Born and bred in North Wales, Simon left his metal engineering job in the early 1980s for London to see what the city held for him. In his words, it was “a little Dick Whittington-like”. He took up a similar job and didn’t enjoy it – he was away from his friends and family and decided to head back. In order to raise the money for his train fare, he took up a position as a pageboy at Grosvenor House. “That was my first experience with hotels, and I’ve not looked back since,” he says. His return train journey to Wales never happened.

The knowledge

Simon believes that “knowing your guests” is extremely important, and this is one of the key aspects to becoming an excellent concierge. “One of the tricky things with this role is that you can’t ever focus on one thing,” he explains. “There is always so much going on to make something happen but, of course, everything stops for the guests.” A good concierge quickly learns to have eyes in the back of their head, in order to never miss an opportunity to wish a guest a good morning or ask how their meal in the restaurant was last night.

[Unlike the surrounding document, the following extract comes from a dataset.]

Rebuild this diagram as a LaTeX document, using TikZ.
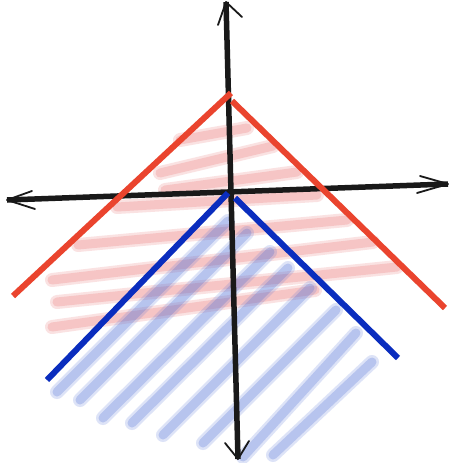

As Simon puts it: “Recognition is key.”

The regulars

“There are guests who have followed me from my previous hotel to come and stay here,” Simon tells me with a smile. “It’s nice to see regular guests, of course.” While many hotel guests show their gratitude for tireless concierges through tips, Simon often receives personal items that are a little more special. “Sometimes it can be homemade jam, or someone will remember my birthday, and that’s worth far more than money. When my daughter was born, I received gifts from all around the world and it means you matter to them – when you matter to a guest, you’ve cracked it.”

The tasks in hand

It’s not just arranging theatre tickets and postal orders for guests that keeps the 35-strong team busy. “I think one of the attractions of this job is that every day is different. One moment you might be getting stamps for a letter, but then the next you might be arranging for a jet to Geneva for someone, or sourcing a particular breeder of a specific dog,” Simon says.